Growing up, there were always two players with the name Rodgriquez that I considered the best at what they do.
Their names were Ivan and Alex, though everyone called the former Pudge. And at one time, they were Rangers. Both have since been traded away from Texas, and both are now with the same team, the New York Yankees.
Despite those similarities, both have garnered very different images for fans in Arlington.
The two ex-Rodriquez Rangers were in town earlier this week when the hated Yankees stopped by The Ballpark for a series loss. I was able to make it out for Wednesday's game, which the Yankees won 5-3, and that's when I discovered the difference first hand while sitting in the upper deck of Home Run Porch in right field (on a personal note, that was the first baseball game of any kind I've payed to see in three years. It made me appreciate being a baseball fan that much more).
I'd already read the obligitory story about Pudge's appearance in Arlington as a Yankee for the first time. Though there may have been a little bit of exaggeration and appreciation employed by my co-worker, Anthony Andro, it seemed like Pudge really was welcome back in the DFW.
"They always receive me here very warmly," said Rodriguez, who received a nice ovation before his second inning at-bat. "... The ballpark and the area is very nice and they always receive me very nicely.

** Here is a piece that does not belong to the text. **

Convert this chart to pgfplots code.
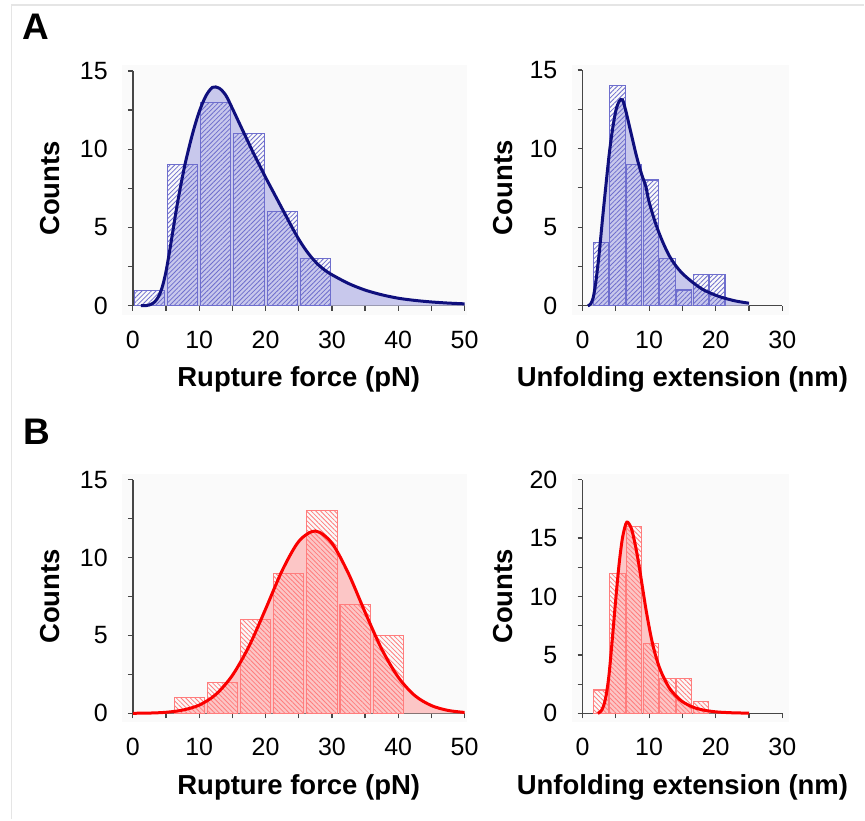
\documentclass[border=0pt]{standalone}
\usepackage{fontspec}
\setmainfont{Liberation Sans}
\usepackage{pgfplots}
\pgfplotsset{compat=1.18}
\usepackage{pgfplotstable}
\usetikzlibrary{patterns.meta}

\definecolor{axisgray}{RGB}{70,70,70}
\definecolor{lineA}{RGB}{15,15,125}
\definecolor{edgeA}{RGB}{110,110,205}
\definecolor{fillA}{RGB}{200,200,236}
\definecolor{lineB}{RGB}{250,0,0}
\definecolor{edgeB}{RGB}{255,125,125}
\definecolor{fillB}{RGB}{252,198,198}

% fitted curves
\pgfplotstableread{
x y
1.2 0
2 0.01
2.5 0.05
3 0.15
3.5 0.35
4 0.7
4.5 1.3
5 2.2
5.5 3.4
6 4.7
6.5 6.0
7 7.2
7.5 8.3
8 9.3
9 11.0
10 12.4
11 13.4
12 13.95
13 13.9
14 13.45
15 12.6
16 11.7
17 10.8
18 9.9
19 9.05
20 8.2
21 7.4
22 6.6
23 5.8
24 5.0
25 4.25
26 3.6
27 3.05
28 2.6
29 2.25
30 1.98
32.5 1.42
35 1.0
37.5 0.7
40 0.48
42.5 0.34
45 0.24
47.5 0.17
50 0.12
}\curveAforce

\pgfplotstableread{
x y
0.8 0
1.2 0.1
1.6 0.5
2 1.5
2.5 3.3
3 5.5
3.5 7.6
4 9.6
4.5 11.2
5 12.4
5.5 13.0
6 13.1
6.5 12.4
7 11.5
7.5 10.6
8 9.7
8.5 8.9
9 8.2
9.5 7.6
10 6.6
11 5.2
12 4.1
13 3.2
14 2.55
15 2.05
16.5 1.5
18 1.05
19.5 0.75
21 0.52
23 0.3
25 0.16
}\curveAext

\pgfplotstableread{
x y
0 0.006
2.5 0.02
5 0.07
7.5 0.21
10 0.53
12.5 1.21
15 2.44
17.5 4.30
20 6.69
22.5 9.16
25 11.03
27.5 11.70
30 10.92
32.5 8.97
35 6.49
37.5 4.13
40 2.32
42.5 1.14
45 0.50
47.5 0.19
50 0.06
}\curveBforce

\pgfplotstableread{
x y
2.3 0
2.8 0.2
3.2 0.7
3.6 1.7
4 3.4
4.5 6.5
5 9.8
5.5 12.8
6 15.0
6.5 16.2
6.8 16.35
7.2 16.0
7.5 15.5
8 14.2
8.5 12.6
9 10.8
9.5 9.0
10 7.4
10.5 6.0
11 4.9
11.5 4.0
12 3.3
13 2.2
14 1.5
15 1.0
16.5 0.55
18 0.3
20 0.13
22.5 0.05
25 0.02
}\curveBext

\pgfplotsset{
  hist/.style={
    scale only axis,
    axis lines=left,
    axis line style={-, draw=axisgray, line width=1.3pt},
    enlargelimits=false,
    xmin=0, ymin=0,
    tick align=outside,
    major tick length=5pt, minor tick length=5pt,
    tick style={draw=axisgray, line width=1.2pt},
    minor tick num=1,
    /pgf/number format/assume math mode=true,
    tick label style={font=\fontsize{25}{30}\selectfont},
    xticklabel style={anchor=north, inner sep=0pt, yshift=-20pt},
    yticklabel style={anchor=east, inner sep=0pt, xshift=-20pt},
    label style={font=\bfseries\fontsize{27.5}{32}\selectfont},
    xlabel style={anchor=center},
    ylabel style={anchor=center, rotate=0},
    clip=false,
  },
  barsA/.style={ybar, bar shift=0pt, draw=edgeA, line width=1.1pt,
    pattern={Lines[angle=45,distance=3.3pt,line width=0.8pt]}, pattern color=edgeA},
  barsB/.style={ybar, bar shift=0pt, draw=edgeB, line width=1.1pt,
    pattern={Lines[angle=-45,distance=3.3pt,line width=0.8pt]}, pattern color=edgeB},
}

\begin{document}
\begin{tikzpicture}
\path (0pt,0pt) rectangle (865pt,820pt);
\draw[black!10, line width=1.5pt] (11.5pt,0pt) -- (11.5pt,815pt) -- (865pt,815pt);
\fill[black!2] (122pt,505pt) rectangle (467pt,755pt);
\fill[black!2] (572pt,505pt) rectangle (790pt,755pt);
\fill[black!2] (122pt,97pt) rectangle (467pt,346pt);
\fill[black!2] (572pt,97pt) rectangle (790pt,346pt);

\node[anchor=base west, inner sep=0pt, font=\bfseries\fontsize{37}{40}\selectfont] at (22pt,780pt) {A};
\node[anchor=base west, inner sep=0pt, font=\bfseries\fontsize{37}{40}\selectfont] at (23pt,375pt) {B};

% A, rupture force
\begin{axis}[hist, at={(133pt,514pt)}, anchor=south west,
  width=332pt, height=235pt, xmax=50, ymax=15,
  xtick={0,10,...,50}, ytick={0,5,10,15},
  xlabel={Rupture force (pN)}, ylabel={Counts},
  xlabel style={at={(axis description cs:0.5,-0.315)}},
  ylabel style={at={(axis description cs:-0.25,0.5)}}]
\addplot[draw=none, fill=fillA, smooth] table {\curveAforce} \closedcycle;
\addplot[barsA, bar width=4.55] coordinates {
  (2.5,1) (7.5,9) (12.5,13) (17.5,11) (22.5,6) (27.5,3)};
\addplot[lineA, line width=3pt, smooth] table {\curveAforce};
\end{axis}

% A, unfolding extension
\begin{axis}[hist, at={(583pt,514pt)}, anchor=south west,
  width=200pt, height=236pt, xmax=30, ymax=15,
  xtick={0,10,20,30}, ytick={0,5,10,15},
  xlabel={Unfolding extension (nm)}, ylabel={Counts},
  xlabel style={at={(axis description cs:0.5,-0.314)}},
  ylabel style={at={(axis description cs:-0.4,0.5)}}]
\addplot[draw=none, fill=fillA, smooth] table {\curveAext} \closedcycle;
\addplot[barsA, bar width=2.3] coordinates {
  (2.75,4) (5.25,14) (7.75,9) (10.25,8) (12.75,3) (15.25,1) (17.75,2) (20.25,2)};
\addplot[lineA, line width=3pt, smooth] table {\curveAext};
\end{axis}

% B, rupture force
\begin{axis}[hist, at={(133pt,106pt)}, anchor=south west,
  width=332pt, height=234pt, xmax=50, ymax=15,
  xtick={0,10,...,50}, ytick={0,5,10,15},
  xlabel={Rupture force (pN)}, ylabel={Counts},
  xlabel style={at={(axis description cs:0.5,-0.316)}},
  ylabel style={at={(axis description cs:-0.25,0.5)}}]
\addplot[draw=none, fill=fillB, smooth] table {\curveBforce} \closedcycle;
\addplot[barsB, bar width=4.55] coordinates {
  (8.5,1) (13.5,2) (18.5,6) (23.5,9) (28.5,13) (33.5,7) (38.5,5)};
\addplot[lineB, line width=3pt, smooth] table {\curveBforce};
\end{axis}

% B, unfolding extension
\begin{axis}[hist, at={(583pt,106pt)}, anchor=south west,
  width=200pt, height=234pt, xmax=30, ymax=20,
  xtick={0,10,20,30}, ytick={0,5,10,15,20},
  xlabel={Unfolding extension (nm)}, ylabel={Counts},
  xlabel style={at={(axis description cs:0.5,-0.316)}},
  ylabel style={at={(axis description cs:-0.4,0.5)}}]
\addplot[draw=none, fill=fillB, smooth] table {\curveBext} \closedcycle;
\addplot[barsB, bar width=2.3] coordinates {
  (2.75,2) (5.25,12) (7.75,16) (10.25,6) (12.75,3) (15.25,3) (17.75,1)};
\addplot[lineB, line width=3pt, smooth] table {\curveBext};
\end{axis}
\end{tikzpicture}
\end{document}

Replace the words "warm," "nice," and all derivatives with the words "cold" and "mean" and that would have been Alex's quote.
I'm as anti-Yankee as it gets, but when they announced A-Rod's first at-bat I hadn't planned on booing. Apparently I was the only one in the ballpark with that plan. Every Rangers fan in the house gave A-Rod the business, which was not at all what I was expecting. He was probably one of the best players to come through Arlington since ... Pudge.
I'm not saying fans were wrong. But man, they didn't want any part of A-Rod. The fans around me kept telling him to "go home." The anti-Alex boos were the loudest noises in The Ballpark, followed closely by the anti-Derek Jeter boos and the "Lets go Yankees" cheers from the New York fans.
I will say the Rangers fans were wrong on that one.